The brainchild of Canadian composer Craig Martin, Classics Albums Live has been faithfully re-creating, note for note, some of the most iconic classic rock albums of all time since 2003.
Pooling the talents of local choirs, orchestras, schools and a wide range of musical talents, the shows are split into two parts. The first half features a single album by a specific artist. Audiences have been treated to Bruce Springsteen's Born to Run, Supertramp's Breakfast in America, the Rolling Stones' Exile on Main Street, Guns and Roses' Appetite for Destruction, Queen's A Night at the Opera and a plethora of Beatles albums, including Abbey Road, Revolver, Rubber Soul and Sgt. Pepper's Lonely Hearts Club Band.

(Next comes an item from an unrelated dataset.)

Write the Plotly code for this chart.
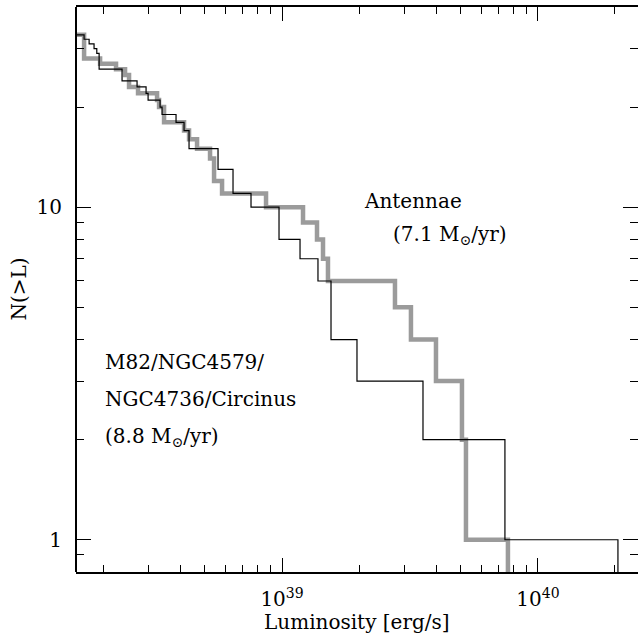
import numpy as np
import plotly.graph_objects as go

# Cumulative luminosity functions N(>L): luminosity at which each count step drops,
# and the count level reached after that step.
m82_start_count = 33
m82_step_L = [1.685e38, 1.763e38, 1.843e38, 1.889e38, 1.929e38, 2.371e38, 2.714e38,
              2.943e38, 2.997e38, 3.338e38, 3.398e38, 3.854e38, 4.142e38, 4.332e38,
              5.623e38, 6.435e38, 7.566e38, 9.734e38, 1.176e39, 1.382e39, 1.554e39,
              1.963e39, 3.555e39, 7.431e39, 2.054e40]
m82_step_N = [32, 31, 30, 29, 26, 24, 23, 22, 21, 20, 19, 18, 17, 15, 13, 11, 10,
              8, 7, 6, 4, 3, 2, 1, 0]

ant_start_count = 33
ant_step_L = [1.685e38, 1.946e38, 2.246e38, 2.436e38, 2.525e38, 2.738e38, 3.249e38,
              3.308e38, 3.460e38, 4.142e38, 4.332e38, 4.656e38, 5.233e38, 5.426e38,
              5.830e38, 8.660e38, 1.208e39, 1.370e39, 1.446e39, 1.512e39, 2.763e39,
              3.190e39, 3.996e39, 5.048e39, 5.233e39, 7.634e39]
ant_step_N = [28, 27, 26, 25, 23, 22, 21, 20, 18, 17, 16, 15, 14, 12, 11, 10, 9,
              8, 7, 6, 5, 4, 3, 2, 1, 0]

x_major = [1e39, 1e40]
x_major_text = ["10<sup>39</sup>", "10<sup>40</sup>"]
y_major = [1, 10]
y_major_text = ["1", "10"]

# axis limits (log10 units)
X_RANGE = [38.195, 40.391]
Y_RANGE = [np.log10(0.8), np.log10(40)]

x_minor = [m * 10.0 ** e for e in (38, 39) for m in range(2, 10)] + [2e40]
y_minor = [0.8, 0.9] + [m for m in range(2, 10)] + [20, 30, 40]

FONT = "DejaVu Serif"


def step_xy(start_count, step_L, step_N):
    # start the curve at the left axis edge; a zero count is drawn off the bottom of the log axis
    xs = [10 ** X_RANGE[0]] + list(step_L)
    ys = [start_count] + [n if n > 0 else 0.05 for n in step_N]
    return xs, ys


fig = go.Figure()

# Antennae on the base axes (major ticks), the combined sample on the overlay axes (minor ticks)
ax, ay = step_xy(ant_start_count, ant_step_L, ant_step_N)
fig.add_trace(go.Scatter(x=ax, y=ay, mode="lines", line_shape="hv",
                         line=dict(color="rgb(155,155,155)", width=4.5),
                         name="Antennae", showlegend=False,
                         xaxis="x", yaxis="y"))

mx, my = step_xy(m82_start_count, m82_step_L, m82_step_N)
fig.add_trace(go.Scatter(x=mx, y=my, mode="lines", line_shape="hv",
                         line=dict(color="black", width=1.2),
                         name="M82/NGC4579/NGC4736/Circinus", showlegend=False,
                         xaxis="x2", yaxis="y2"))

tickfont = dict(family=FONT, size=20, color="black")
common = dict(type="log", showgrid=False, zeroline=False,
              ticks="inside", tickwidth=1, tickcolor="black", tickmode="array")

fig.update_layout(
    width=638, height=635,
    margin=dict(l=76, r=0, t=7, b=63),
    paper_bgcolor="white", plot_bgcolor="white",
    showlegend=False,
    font=dict(family=FONT, size=20, color="black"),
    xaxis=dict(common, range=X_RANGE, anchor="y",
               showline=True, linecolor="black", linewidth=2, mirror="ticks",
               ticklen=14, tickvals=x_major, ticktext=x_major_text,
               tickfont=tickfont, ticklabelstandoff=8),
    xaxis2=dict(common, range=X_RANGE, overlaying="x", side="bottom", anchor="y2",
                showline=False, mirror="ticks", showticklabels=False,
                ticklen=7, tickvals=x_minor),
    yaxis=dict(common, range=Y_RANGE, anchor="x",
               showline=False, mirror="ticks",
               ticklen=15, tickvals=y_major, ticktext=y_major_text,
               tickfont=tickfont, ticklabelstandoff=13),
    yaxis2=dict(common, range=Y_RANGE, overlaying="y", side="left", anchor="x2",
                showline=False, mirror="ticks", showticklabels=False,
                ticklen=8, tickvals=y_minor),
)

# left frame line
fig.add_shape(type="line", xref="paper", yref="paper", x0=0, x1=0, y0=0, y1=1,
              line=dict(color="black", width=2))

# axis titles
fig.add_annotation(text="Luminosity [erg/s]", xref="paper", yref="paper",
                   x=0.5, y=0, yshift=-50, showarrow=False,
                   xanchor="center", yanchor="middle", font=dict(size=20))
fig.add_annotation(text="N(>L)", xref="paper", yref="paper",
                   x=0, y=0.5, xshift=-58, textangle=-90, showarrow=False,
                   xanchor="center", yanchor="middle", font=dict(size=20))

# sample labels
fig.add_annotation(text="Antennae", xref="paper", yref="paper",
                   x=0.5996, y=0.6566, showarrow=False,
                   xanchor="center", yanchor="middle", font=dict(size=20))
fig.add_annotation(text="(7.1 M<sub>⊙</sub>/yr)", xref="paper", yref="paper",
                   x=0.6655, y=0.5965, showarrow=False,
                   xanchor="center", yanchor="middle", font=dict(size=20))
for txt, yp in [("M82/NGC4579/", 0.3717),
                ("NGC4736/Circinus", 0.3062),
                ("(8.8 M<sub>⊙</sub>/yr)", 0.2389)]:
    fig.add_annotation(text=txt, xref="paper", yref="paper",
                       x=0.048, y=yp, showarrow=False,
                       xanchor="left", yanchor="middle", align="left",
                       font=dict(size=20))

fig.write_html("out.html")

The second half features additional hits from the same artist. For example, the entire Beatles catalog, consisting of 213 songs, was presented in a single concert at Toronto's Phoenix Concert Theatre.

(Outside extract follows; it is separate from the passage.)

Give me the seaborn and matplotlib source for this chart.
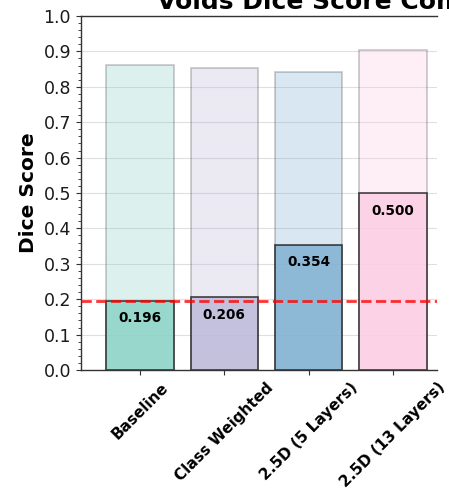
import matplotlib
matplotlib.use("Agg")
import matplotlib.pyplot as plt
from matplotlib.ticker import AutoMinorLocator
import seaborn as sns
import pandas as pd

# Model variants and their scores
models = ["Baseline", "Class Weighted", "2.5D (5 Layers)", "2.5D (13 Layers)"]
void_dice = [0.196, 0.206, 0.354, 0.500]
overall_dice = [0.862, 0.852, 0.843, 0.904]
colors = ["#8dd3c7", "#bebada", "#80b1d3", "#fccde5"]

df = pd.DataFrame({"model": models, "void": void_dice, "overall": overall_dice})

sns.set_style("ticks")
plt.rcParams["font.family"] = ["DejaVu Sans"]

fig = plt.figure(figsize=(4.49, 4.93), dpi=100)
ax = fig.add_axes([0.180, 0.2495, 0.793, 0.718])

# Overall score as a faint backdrop
sns.barplot(data=df, x="model", y="overall", hue="model", palette=colors,
            legend=False, alpha=0.3, edgecolor="#444444", linewidth=1.2,
            width=0.8, saturation=1, ax=ax, zorder=2)
# Voids score in front
sns.barplot(data=df, x="model", y="void", hue="model", palette=colors,
            legend=False, alpha=0.85, edgecolor="#222222", linewidth=1.2,
            width=0.8, saturation=1, ax=ax, zorder=3)

# Value labels inside the voids bars
for i, v in enumerate(void_dice):
    ax.text(i, v - 0.03, f"{v:.3f}", ha="center", va="top",
            fontsize=9.8, fontweight="bold", color="black", zorder=5)

# Baseline reference line
ax.axhline(void_dice[0], color="red", linestyle="--", linewidth=2,
           alpha=0.8, zorder=4)

ax.set_ylim(0, 1.0)
ax.set_xlim(-0.70, 3.52)
ax.set_yticks([i / 10 for i in range(11)])
ax.yaxis.set_minor_locator(AutoMinorLocator(5))
ax.tick_params(axis="y", labelsize=12.5, colors="#333333", labelcolor="#1a1a1a")
ax.tick_params(axis="x", labelsize=11, colors="#333333", labelcolor="black")
ax.grid(axis="y", color="#d8d8d8", linewidth=0.8, alpha=0.8, zorder=0)
ax.set_axisbelow(True)

ax.set_xlabel("")
ax.set_ylabel("Dice Score", fontsize=14.5, fontweight="bold", color="black")
for lbl in ax.get_xticklabels():
    lbl.set_rotation(45)
    lbl.set_ha("center")
    lbl.set_fontweight("bold")

for side in ["left", "bottom", "top"]:
    ax.spines[side].set_color("#333333")
    ax.spines[side].set_linewidth(1.0)
ax.spines["right"].set_visible(False)

fig.text(157 / 449, 1 - 8.5 / 493, "Voids Dice Score Comparison",
         ha="left", va="baseline", fontsize=18, fontweight="bold",
         color="black")

fig.savefig("out.png", dpi=100)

Craig Martin came the idea for the Classic Albums Live after suffering through several tribute bands who made a mess of his favorite music. The way he saw it, the bands were more focused on their onstage personas -- feathers and wigs -- than on the quality of their music. No tape machines are used in the Classic Albums Live shows. There are no dancers, exploding cannons or confetti machines. Rather, the stage is filled with an array of horns, strings, wind instruments, guitars, drums and vocalists. Martin's vision has since seen exacting replicas of Prince's Purple Rain and Michael Jackson's Thriller.